When you run a business, it is important to take legislation or legal matters into account seriously.
Getting the wrong professional advice could be expensive, even though you may be paying what seems to be a relatively small amount.
For example, look at what a Malaysian Tech Lawyer shared over his social media article.
U.S. Law Firm Sued for Wrongful Advice on Cryptocurrency
On the 2020 new year eve, a cryptocurrency investment fund firm, Crypto Asset Fund LLC (together with other Plaintiffs – Digital Capital Management and Timothy Enneking) has initiated a legal suit against a U.S. law firm namely Faegre Baker Daniels for providing wrong legal advice on the establishment of a cryptocurrency investment fund.
In the aforesaid cryptocurrency investment fund, it was said that Digital Capital Management has raised more than $3.6 million from different investors in the States.
The U.S. Securities and Exchange Commission (SEC) procured an enforcement action against all the Plaintiffs in 2018, among others, that the company has failed to properly register as an investment company.
From the Order issued by the SEC, the SEC found that:
- Crypto Asset Management (CAM) has failed to register as an investment company;
- CAM did not file a registration statement with the SEC
- No exemption from registration was available for CAM at that time;
- CAM misrepresented to the public that the investment fund was a regulated fund.
Therefore, in the legal suit brought by CAM against the law firm, CAM alleged that it had been advised that:
- the funds should be offered under Regulation D via Rule 506(b) as opposed to Rule 506(c);
- need not to register the company as investment company;
- the investment fund was not securities.
What is Rule 506(b) and Rule 506(c) under Regulation D?
In general, Rule 506 of Regulation D provides exemptions from registration for companies that offer and sell securities.

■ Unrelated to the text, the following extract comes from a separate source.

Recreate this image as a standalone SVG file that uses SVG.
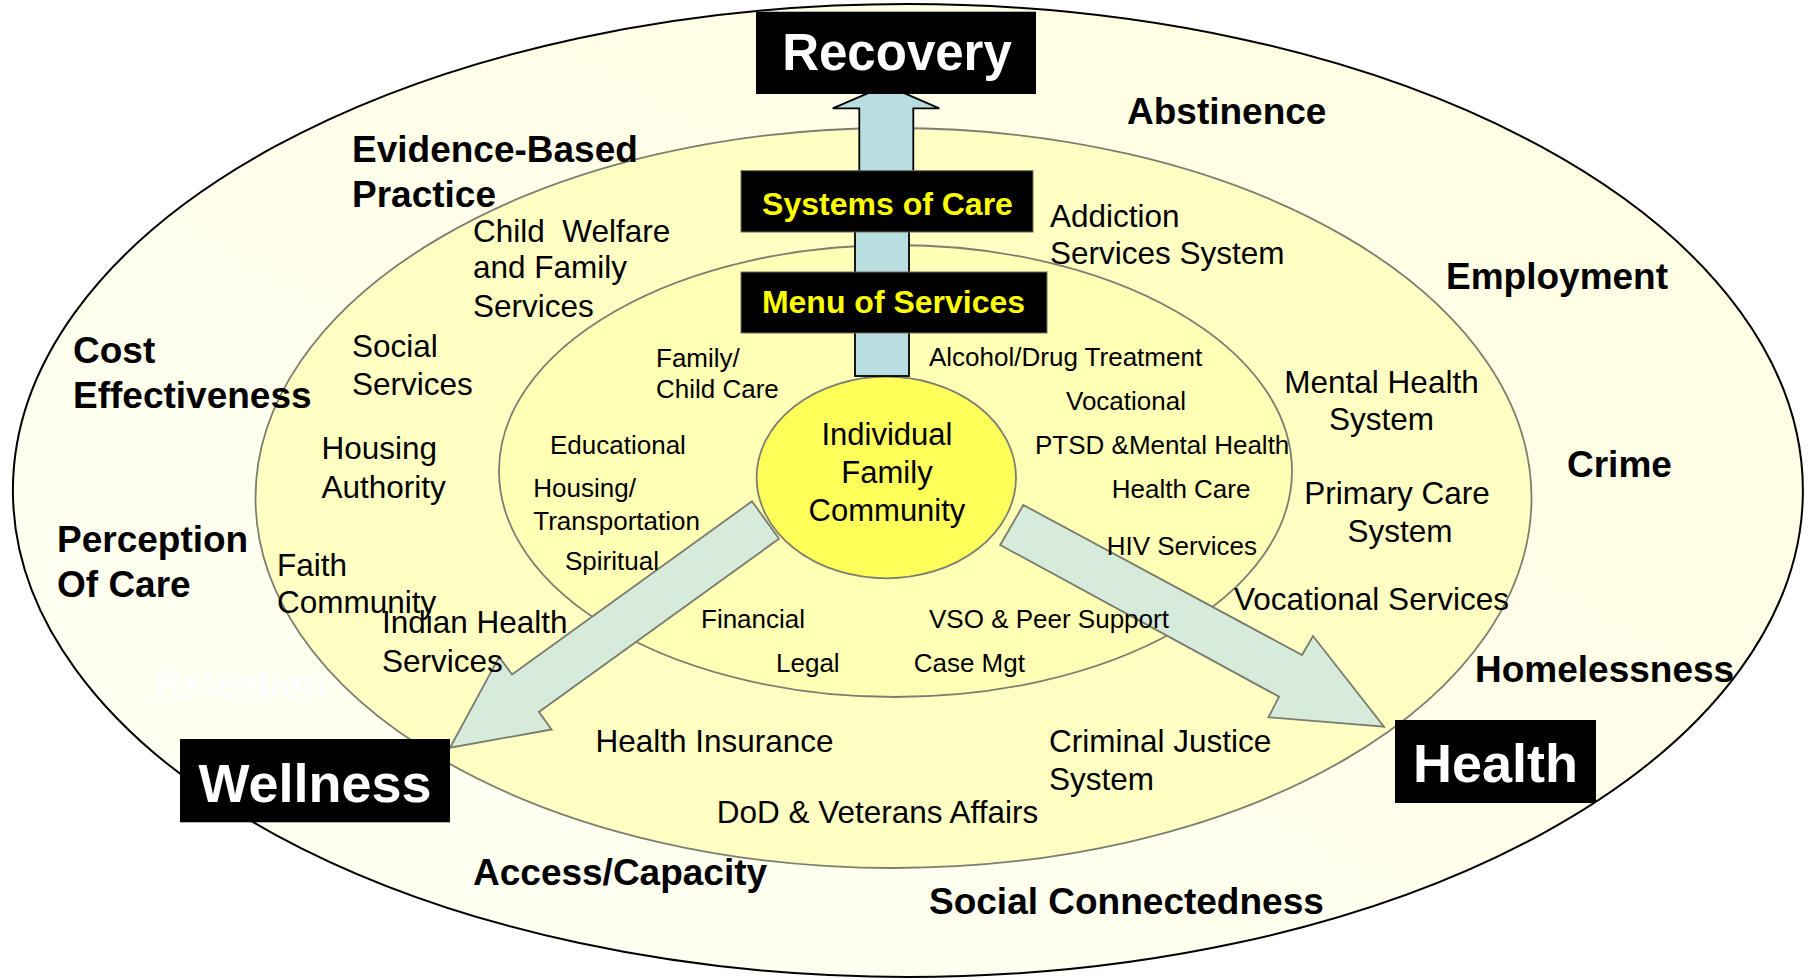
<svg xmlns="http://www.w3.org/2000/svg" width="1810" height="979" viewBox="0 0 1810 979">
<style>
  text { font-family: "Liberation Sans", Arial, sans-serif; fill: #000; }
  .bold { font-weight: bold; font-size: 37px; }
  .mid { font-size: 31.5px; }
  .inner { font-size: 26px; }
  .core { font-size: 31px; }
  .box { fill: #000; }
  .ytxt { fill: #FFFF00; font-weight: bold; font-size: 32px; }
  .wtxt { fill: #FFFFFF; font-weight: bold; }
  .diag { fill: #D6EBDA; stroke: #7A7A6E; stroke-width: 1.8; stroke-linejoin: miter; }
  .up { fill: #B9DEE2; stroke: #000; stroke-width: 1.8; }
</style>
<defs>
  <linearGradient id="gOuter" x1="1" y1="0" x2="0" y2="1">
    <stop offset="0" stop-color="#FFFFE0"/>
    <stop offset="1" stop-color="#FFFFF6"/>
  </linearGradient>
</defs>
<rect width="1810" height="979" fill="#FFFFFF"/>

<g id="ring-outer">
  <ellipse cx="907.9" cy="490.5" rx="895" ry="486.5" fill="url(#gOuter)" stroke="#000" stroke-width="2"/>
</g>
<g id="ring-middle">
  <ellipse cx="893.5" cy="498" rx="638" ry="370" fill="#FFFFC4" stroke="#7E7E70" stroke-width="1.8"/>
</g>
<g id="ring-inner">
  <ellipse cx="895.5" cy="471" rx="396.5" ry="226" fill="#FFFFB6" stroke="#7E7E70" stroke-width="1.8"/>
</g>
<g id="core">
  <ellipse cx="886.3" cy="477.5" rx="129.7" ry="100.8" fill="#FFFF5A" stroke="#7E7E70" stroke-width="1.8"/>
</g>

<g id="connectors">
  <rect class="up" x="855" y="200" width="54" height="176"/>
  <polygon class="up" points="859.3,200 859.3,108.3 832.7,108.3 886.3,85.3 939.3,108.3 913.3,108.3 913.3,200"/>
  <polygon class="diag" points="752,501.3 512,674.5 499.2,656.9 450,747.7 551.6,729.5 538.9,711.9 779,538.7"/>
  <polygon class="diag" points="1023.3,505 1302,655 1313,636 1384,726.7 1268.5,717.3 1279,696.7 1000.2,545"/>
</g>

<g id="core-label">
  <text class="core" x="887" y="445" text-anchor="middle">Individual</text>
  <text class="core" x="887" y="483.3" text-anchor="middle">Family</text>
  <text class="core" x="887" y="520.7" text-anchor="middle">Community</text>
</g>

<g id="recovery">
  <rect class="box" x="756" y="11.7" width="280" height="82.3"/>
  <text class="wtxt" font-size="51" x="897" y="70" text-anchor="middle">Recovery</text>
</g>
<g id="systems-of-care">
  <rect class="box" x="741" y="170.7" width="292" height="61.3" stroke="#6E6E5A" stroke-width="1"/>
  <text class="ytxt" x="887.5" y="215" text-anchor="middle">Systems of Care</text>
</g>
<g id="menu-of-services">
  <rect class="box" x="741" y="272" width="306" height="61" stroke="#6E6E5A" stroke-width="1"/>
  <text class="ytxt" x="893.5" y="313" text-anchor="middle">Menu of Services</text>
</g>
<g id="wellness">
  <rect class="box" x="180" y="739" width="270" height="83.3"/>
  <text class="wtxt" font-size="54" x="315" y="801.7" text-anchor="middle">Wellness</text>
</g>
<g id="health">
  <rect class="box" x="1395" y="720" width="201" height="83"/>
  <text class="wtxt" font-size="54" x="1495.5" y="781.7" text-anchor="middle">Health</text>
</g>

<g id="outer-labels">
  <text class="bold" x="1127" y="124">Abstinence</text>
  <text class="bold" x="352" y="162">Evidence-Based</text>
  <text class="bold" x="352" y="207">Practice</text>
  <text class="bold" x="73" y="362.7">Cost</text>
  <text class="bold" x="73" y="408.3">Effectiveness</text>
  <text class="bold" x="57" y="551.7">Perception</text>
  <text class="bold" x="57" y="596.7">Of Care</text>
  <text class="bold" x="1446" y="289">Employment</text>
  <text class="bold" x="1567" y="477">Crime</text>
  <text class="bold" x="1475" y="681.7">Homelessness</text>
  <text class="bold" x="929" y="914">Social Connectedness</text>
  <text class="bold" x="473" y="885">Access/Capacity</text>
  <text class="bold" x="155" y="697" style="fill:#FFFFFF">Retention</text>
</g>

<g id="middle-labels">
  <text class="mid" x="473" y="241.7" xml:space="preserve">Child  Welfare</text>
  <text class="mid" x="473" y="278.3">and Family</text>
  <text class="mid" x="473" y="316.7">Services</text>
  <text class="mid" x="1050" y="226.7">Addiction</text>
  <text class="mid" x="1050" y="264.3">Services System</text>
  <text class="mid" x="352" y="357">Social</text>
  <text class="mid" x="352" y="395">Services</text>
  <text class="mid" x="321.5" y="459.3">Housing</text>
  <text class="mid" x="321.5" y="498.3">Authority</text>
  <text class="mid" x="277" y="576">Faith</text>
  <text class="mid" x="277" y="613.3">Community</text>
  <text class="mid" x="382" y="633.3">Indian Health</text>
  <text class="mid" x="382" y="671.7">Services</text>
  <text class="mid" x="1381.5" y="393.3" text-anchor="middle">Mental Health</text>
  <text class="mid" x="1381.5" y="430" text-anchor="middle">System</text>
  <text class="mid" x="1397" y="504" text-anchor="middle">Primary Care</text>
  <text class="mid" x="1400" y="541.7" text-anchor="middle">System</text>
  <text class="mid" x="1234" y="610">Vocational Services</text>
  <text class="mid" x="595.5" y="751.7">Health Insurance</text>
  <text class="mid" x="716.7" y="823.3">DoD &amp; Veterans Affairs</text>
  <text class="mid" x="1049" y="751.7">Criminal Justice</text>
  <text class="mid" x="1049" y="790">System</text>
</g>

<g id="inner-labels">
  <text class="inner" x="656" y="366.7">Family/</text>
  <text class="inner" x="656" y="398.3">Child Care</text>
  <text class="inner" x="550" y="454.3">Educational</text>
  <text class="inner" x="533.3" y="497.3">Housing/</text>
  <text class="inner" x="533.3" y="530">Transportation</text>
  <text class="inner" x="565" y="570">Spiritual</text>
  <text class="inner" x="929" y="366">Alcohol/Drug Treatment</text>
  <text class="inner" x="1066" y="410">Vocational</text>
  <text class="inner" x="1035" y="454">PTSD &amp;Mental Health</text>
  <text class="inner" x="1111.7" y="497.7">Health Care</text>
  <text class="inner" x="1106.7" y="555">HIV Services</text>
  <text class="inner" x="701" y="628.3">Financial</text>
  <text class="inner" x="776" y="671.7">Legal</text>
  <text class="inner" x="929" y="628.3">VSO &amp; Peer Support</text>
  <text class="inner" x="913.7" y="671.7">Case Mgt</text>
</g>
</svg>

However, such companies must file relevant notice with the SEC after they first sell their securities.
Under Rule 506(b) which is known as the “Safe Harbour” provision, a company may sell securities to unlimited number of accredited investors and up to 35 other purchasers. However, the company cannot conduct general solicitation or advertising to market the securities.
In contrast, those companies that seek to be exempted under Rule 506(c) could carry out general solicitation and advertising to sell the securities but nevertheless the company may only sell the securities to accredited investors.
Therefore in September 2018, CAM paid a $200,000 penalty to settle the SEC’s claim which resulted in the current suit against the law firm.